In the ongoing quest for equality with men, North American women have been busy closing the gender gap when it comes to wages, child care and education. Now, women are matching men in another, albeit subconscious, way: They are having just as many sexual dreams, according to new research out of the University of Montreal.
Back in 1953, the Kinsey Institute estimated two-thirds of women reported overtly sexual dreams while virtually all men did, findings that were backed up by another study in 1966. The field has been all but, well, dormant, since then.
Assessing 3,500 dream journals kept for two to four weeks by 173 volunteers, psychologist and dream researcher Antonio Zadra found that 45 per cent of men and 41 per cent of women reported one or more sexual dreams involving sexual intercourse, sexual propositions, kissing and fantasies.
"Either it's a real phenomenon that women do dream more about sexual activities than they did 40-some years ago, or they're more comfortable reporting these dreams now, or a combination of both," Dr. Zadra said yesterday.

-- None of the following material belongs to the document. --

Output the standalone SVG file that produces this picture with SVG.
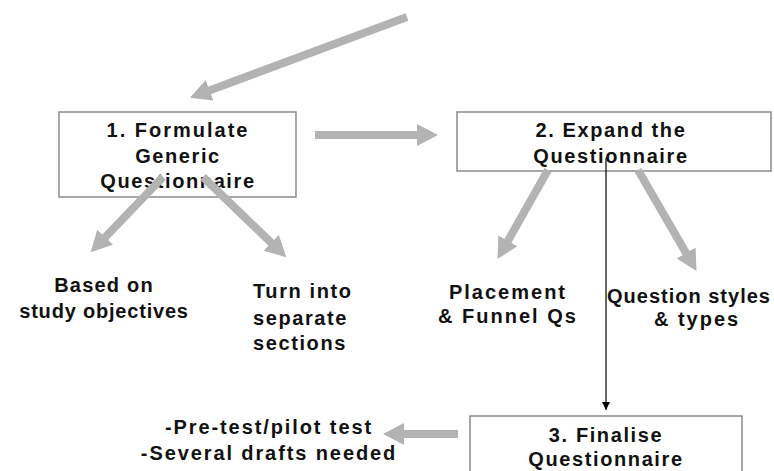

While this is only a preliminary study and he plans to do more research, Dr. Zadra said examining the substance of those erotic dreams may tell us a lot about the evolution of social roles and attitudes. In dream research, a major tenet is "the continuity hypothesis," in which "some aspects of everyday dream content reflect waking-state concerns, preoccupations and events that people are going through."
And while they're having erotic dreams as frequently as men, the concerns and preoccupations popping up in women's dreams are not the same as men's. (Women are also more interested in taking part in dream research, are more interested in dreams and have better dream recall, he said.)
In some cases, the stereotypical gender roles are reversed. Women were 2½ times more likely to initiate sexual contact than men in dreams. It could be that men are approached more frequently by women in their dreams because they dislike the pressure of making the first move and women wish they could go ahead and make the first move, he said.
The most common male dreams may sound familiar: They are more likely to take place in unknown or public settings and involve unknown characters, strangers or multiple partners. Men never reported their partners had orgasms.
The research, presented at the annual meeting of the Associated Professional Sleep Societies in Minneapolis, Minn., last week, also found differences based on ages. Study subjects were broken into two groups: students averaging 20 years old and non-students averaging 35 years. Almost all of the erotic dreams involving masturbation by women were reported by women in the older group, for instance.
Dr. Zadra plans to compare his findings with colleagues in sex research, in the hopes of fleshing out this corner of human psychology using dreams as a tool. "Dreams, transparently or with fairly easily understandable metaphors, can depict some of our sexual preoccupations and worries."